Le sujet, bien qu’il paraisse secondaire, est pourtant de taille. À l’échelle de l’Afrique du Sud, pays le plus connecté du continent, les pertes globales s’élèvent à 3,7 milliards de rands chaque année (329 millions d’euros). Surtout, les risques encourus sont encore trop faibles pour contrebalancer les gains. Une véritable criminalité organisée semble ainsi émerger.

Au Nigeria, des hommes d’affaires n’hésitent plus à se revendiquer arnaqueurs, paradant dans de splendides villas, cigares cubains à la bouche, habillés de boubous outrageusement ornés. Se disant marginalisés, ils expliquent faire carrière où ils peuvent. Avec succès.

L’argent facile, c’est aussi ce que recherchent les adolescents qui gravitent autour des cybercafés d’Abidjan. Chaque classe d’âge peut y trouver sa place, des plus jeunes, chargés de l’hameçonnage, aux plus expérimentés, qui achèvent le travail de chantage, plus technique. Pour l’instant, internet remplit efficacement leurs poches. En 2011 en Côte d’Ivoire, plus de 14 milliards de F CFA (21 millions d’euros environ) auraient été extorqués pour 914 dénonciations et seulement 6 personnes condamnées par la justice. Avec la Toile, les escrocs ont trouvé un nouveau terrain de jeu. 

Par Mathieu Olivier

La riposte ivoirienne

À première vue, le combat est déséquilibré. D’un côté les innombrables arnaqueurs cachés dans les cybercafés, de l’autre une équipe de quarante policiers seulement, membres de la Plateforme de lutte contre la cybercriminalité (PLCC) de Côte d’Ivoire. « Nous avons mis en place un dispositif qui permet de recueillir toutes les plaintes, qu’elles viennent de France, du Canada ou des États-Unis, et nous tenons une permanence vingt-quatre heures sur vingt-quatre pour recueillir le maximum d’informations », explique Stéphane Konan, le directeur de l’informatique et des traces technologiques au sein de la PLCC. Mais l’heure n’est pas à l’opération de grande envergure. Créé en 2009, ce service n’a réellement démarré qu’en 2011, à la fin de la crise postélectorale, et se cantonne essentiellement au recueil de statistiques et à la diffusion d’informations sur une page Facebook et un site internet.

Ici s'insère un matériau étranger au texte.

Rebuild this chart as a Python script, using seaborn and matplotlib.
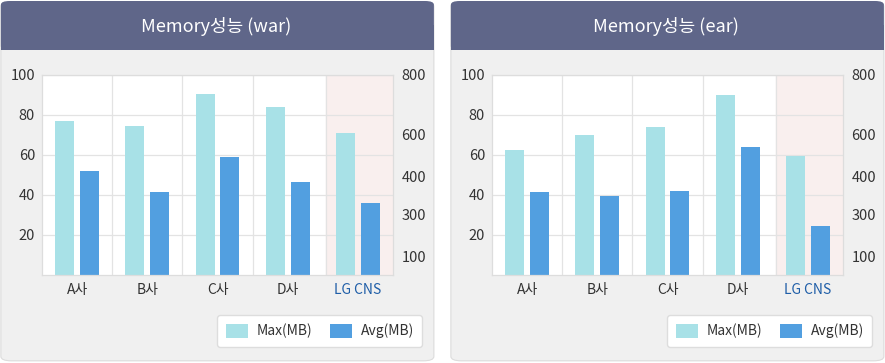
import pandas as pd
import matplotlib.pyplot as plt
import seaborn as sns
from matplotlib.patches import FancyBboxPatch, Rectangle

# data
companies = ['A사', 'B사', 'C사', 'D사', 'LG CNS']
war_max = [77, 74.5, 90.5, 84, 71]
war_avg = [52, 41.5, 59, 46.5, 36]
ear_max = [62.5, 70, 74, 90, 59.5]
ear_avg = [41.5, 39.5, 42, 64, 24.5]
titles = ['Memory성능 (war)', 'Memory성능 (ear)']
series = ['Max(MB)', 'Avg(MB)']
left_ticks = [20, 40, 60, 80, 100]
right_labels = ['100', '300', '400', '600', '800']
right_pos = [9.5, 30, 49.5, 70, 100]

sns.set_theme(style='white')
plt.rcParams['font.family'] = ['Noto Sans CJK KR', 'DejaVu Sans']

W, H = 885, 363
fig = plt.figure(figsize=(W / 100, H / 100), dpi=100)
fig.patch.set_facecolor('white')

colors = ['#a8e1e7', '#529fe0']

def card(x0):
    # grey body with rounded corners
    fig.patches.append(FancyBboxPatch((x0 / W + 0.001, 0.006), 433 / W, 0.988,
                                      boxstyle='round,pad=0,rounding_size=0.012',
                                      transform=fig.transFigure, fc='#f0f0f0',
                                      ec='#dcdcdc', lw=0.8, zorder=0))
    # dark header
    fig.patches.append(FancyBboxPatch((x0 / W + 0.001, (H - 50) / H), 433 / W, 49 / H,
                                      boxstyle='round,pad=0,rounding_size=0.01',
                                      transform=fig.transFigure, fc='#5f6689',
                                      ec='none', zorder=1))
    fig.patches.append(Rectangle((x0 / W + 0.001, (H - 50) / H), 433 / W, 25 / H,
                                 transform=fig.transFigure, fc='#5f6689',
                                 ec='none', zorder=1))

for i, (mx, av) in enumerate([(war_max, war_avg), (ear_max, ear_avg)]):
    x0 = 0 if i == 0 else 450
    card(x0)
    fig.text((x0 + 216) / W, (H - 26) / H, titles[i], color='white',
             fontsize=13, ha='center', va='center', zorder=3)

    df = pd.DataFrame({
        'company': companies * 2,
        'value': mx + av,
        'series': [series[0]] * 5 + [series[1]] * 5,
    })

    ax = fig.add_axes([(x0 + 42) / W, (H - 275) / H, 351 / W, 200 / H])
    ax.set_zorder(5)
    ax.set_facecolor('white')
    ax.axvspan(3.55, 4.5, color='#f9efee', zorder=0)
    sns.barplot(data=df, x='company', y='value', hue='series', palette=colors,
                width=0.71, gap=0.24, ax=ax, zorder=2, saturation=1,
                edgecolor='none', linewidth=0)
    ax.set_xlim(-0.5, 4.5)
    ax.set_ylim(0, 100)
    ax.set_yticks(left_ticks)
    ax.set_xlabel('')
    ax.set_ylabel('')
    for y in left_ticks:
        ax.axhline(y, color='#e3e3e3', lw=0.9, zorder=1)
    for xv in [0.5, 1.5, 2.5, 3.55]:
        ax.axvline(xv, color='#e3e3e3', lw=0.9, zorder=1)
    for s in ax.spines.values():
        s.set_color('#dddddd')
        s.set_linewidth(0.9)
    ax.tick_params(axis='both', length=0, labelsize=10.5, colors='#333333')
    ax.tick_params(axis='y', pad=5)
    ax.tick_params(axis='x', pad=6, labelsize=10)
    ax.get_xticklabels()[-1].set_color('#1f5ea8')

    ax2 = ax.twinx()
    ax2.set_zorder(6)
    ax2.patch.set_visible(False)
    ax2.set_ylim(0, 100)
    ax2.set_yticks(right_pos)
    ax2.set_yticklabels(right_labels)
    ax2.tick_params(axis='y', length=0, labelsize=10.5, colors='#333333', pad=6)
    for s in ax2.spines.values():
        s.set_visible(False)
    ax2.grid(False)

    handles, labels = ax.get_legend_handles_labels()
    ax.get_legend().remove()
    leg = ax2.legend(handles, labels, loc='center right', ncol=2,
                     bbox_to_anchor=((x0 + 429) / W, (H - 331) / H),
                     bbox_transform=fig.transFigure, frameon=True, fancybox=True,
                     fontsize=10, handlelength=1.6, handleheight=1.2,
                     columnspacing=1.3, borderpad=0.6, handletextpad=0.6)
    leg.get_frame().set_edgecolor('#dddddd')
    leg.get_frame().set_facecolor('white')
    leg.get_frame().set_alpha(1)
    for t in leg.get_texts():
        t.set_color('#333333')

fig.savefig('out.png', dpi=100)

Après une année de fonctionnement, ces fins limiers du web estiment avoir obtenu un tableau « assez précis » de la cybercriminalité en Côte d’Ivoire, à 90 % tournée vers l’Europe. Axées sur les biens et les personnes, en particulier à travers la technique du chantage à la vidéo, les arnaques vont faire l’objet d’une loi au début de l’année. Objectif : alourdir les sanctions, amendes ou peines de prison, trop faibles actuellement pour freiner les arnaqueurs. La future législation entend aussi agir auprès des opérateurs de téléphonie, des fournisseurs d’accès internet, mais également des organismes de transfert de fonds. L’une des mesures phares de cette nouvelle loi devrait également faire grand bruit dans les cybercafés d’Abidjan : pour pouvoir se connecter, chaque client aurait à décliner son identité auprès du patron de l’établis­sement. Celui-ci serait alors tenu de transmettre en temps réel ces informations à la PLCC. Un coup dur porté à la principale arme des « brouteurs » ivoiriens : l’anonymat. Reste à s’assurer de l’application de ce système. M.O.